(This is a homework question.)
Background information:
Let $\lambda^{d}$ be the Lebesgue measure on the $\sigma$-algebra $\Lambda^{d}$ of Lebesgue measurable subsets of $\mathbb{R}^{d}$. Note that $\lambda^{d}$ is translation invariant: $\lambda^{d} (A + v) = \lambda^{d} (A)$ for every $v \in \mathbb{R}^{d}$ and $A \in \Lambda^{d}$. Moreover, \begin{align} \lambda^{d} (A) &= \sup \{ \lambda^{d} (K) \; | \; K \subset A, \, K \text{ compact} \} \quad (1) \\ &= \inf{ \{ \lambda^{d} (U) \; | \; A \subset U, \, U \text{ open} \} } \qquad \; (2) \end{align}
for all $A \in \Lambda^{d}$. Let $E \in \Lambda^{1} $ such that $\lambda^{1} (E) > 0$.

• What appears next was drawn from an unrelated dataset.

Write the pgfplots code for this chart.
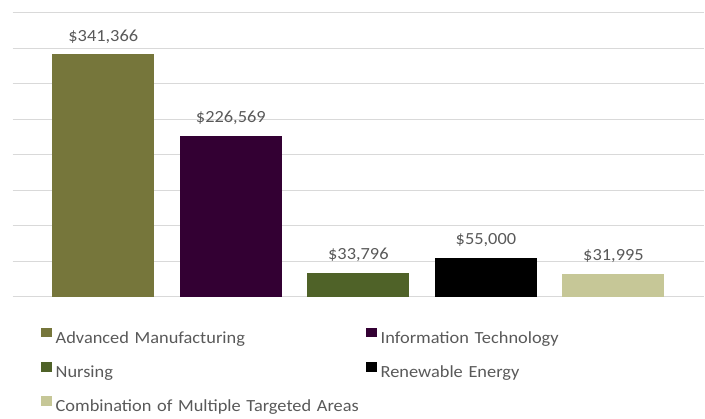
\documentclass[border=0pt]{standalone}
\usepackage{fontspec}
\setmainfont{Carlito}[FakeStretch=1.08]
\usepackage{pgfplots}
\pgfplotsset{compat=1.18}

\definecolor{cAM}{HTML}{76763B}
\definecolor{cIT}{HTML}{330033}
\definecolor{cNU}{HTML}{4F6228}
\definecolor{cRE}{HTML}{000000}
\definecolor{cCO}{HTML}{C6C797}
\definecolor{txtgray}{HTML}{595959}
\definecolor{gridgray}{HTML}{D9D9D9}

\begin{document}
\begin{tikzpicture}
  \useasboundingbox (0,0) rectangle (705pt,419pt);
  \begin{axis}[
    at={(12.7pt,122.3pt)}, anchor=south west,
    scale only axis,
    width=691.3pt,
    height=284pt,
    ybar,
    bar width=0.8,
    xmin=-0.71, xmax=4.71,
    ymin=0, ymax=400000,
    ytick={0,50000,...,400000},
    scaled y ticks=false,
    yticklabels={},
    xtick=\empty,
    major tick length=0pt,
    tick style={draw=none},
    ymajorgrids,
    grid style={draw=gridgray, line width=0.8pt},
    axis line style={draw=none},
    clip=false,
    /pgf/number format/assume math mode=true,
    /pgf/number format/.cd, fixed, precision=0, 1000 sep={,},
    /pgfplots/.cd,
    nodes near coords={\$\pgfmathprintnumber{\pgfplotspointmeta}},
    every node near coord/.append style={font=\fontsize{17}{20}\selectfont,
      text=txtgray, anchor=base, yshift=13.3pt, inner sep=0pt},
    legend columns=2,
    legend cell align=left,
    legend image code/.code={\fill[#1] (0pt,1.3pt) rectangle (11pt,10.7pt);},
    legend style={at={(axis description cs:0.0405,-0.110)}, anchor=north west,
      draw=none, fill=none, inner sep=0pt, outer sep=0pt,
      font=\fontsize{17}{20}\selectfont, text=txtgray,
      column sep=4pt, row sep=15pt,
      nodes={inner sep=0pt, text height=13pt, text depth=4pt, text width=306pt}},
  ]
    \addplot[fill=cAM, draw=none, bar shift=0pt] coordinates {(0,341366)};
    \addplot[fill=cIT, draw=none, bar shift=0pt] coordinates {(1,226569)};
    \addplot[fill=cNU, draw=none, bar shift=0pt] coordinates {(2,33796)};
    \addplot[fill=cRE, draw=none, bar shift=0pt] coordinates {(3,55000)};
    \addplot[fill=cCO, draw=none, bar shift=0pt] coordinates {(4,31995)};
    \legend{Advanced Manufacturing, Information Technology, Nursing,
      Renewable Energy, Combination of Multiple Targeted Areas}
  \end{axis}
\end{tikzpicture}
\end{document}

The question: Show that for every $0 < \alpha < 1 $ there is an open interval $I$ such that $\lambda^{1} (E \cap I) > \alpha \lambda^{1} (I)$.
There is a hint, which is "use (1) and (2) to obtain a suitable compact $K \subset E$ with $\lambda^{1}(K) > 0$ and open interval $I \supset K $".
I find it hard to even get started with this exercise, to get some intuition of it. I know the definition of the Lebesgue pre-measure and outer measure, and that the Lebesgue measure $\lambda^{d}$ of $E$ is given by its is the Lebesgue outer measure $({\lambda^{d}})^{*} (E) = \lambda^{d} (E) $ iff for every $A \in \mathbb{R}^{d}$ we have $$ ({\lambda^{d}})^{*} (A) = ({\lambda^{d}})^{*} (A \cap E) + ({\lambda^{d}})^{*} (A \cap E^{\complement} ) \quad .$$ Furthermore, I know the definition of compactness. But why is it important that $K$ is compact? How is it useful to prove the aforementioned inequality?
Let's just write $m$ for $\lambda^1$ for simplicity of notation. Firstly, check that you can assume $0 < m(E) < \infty$ (otherwise replace $E$ by $E\cap [-n,n]$ for $n$ large enough). Now define $$ \beta := \sup \frac{m(E\cap I)}{m(I)} $$ where the supremum is taken over all open intervals $I$. Note that $\beta$ is well-defined and $\beta \leq 1$.
Now for any open cover $\{I_n\}$ of $E$ by countably many open intervals, note that $$ m(E) \leq \sum m(E\cap I_n) \leq \beta \sum m(I_n) $$ This is true for any such cover, and hence we get $$ m(E) \leq \beta m(E) \Rightarrow \beta = 1 $$
The result now follows from the definition of $\beta$.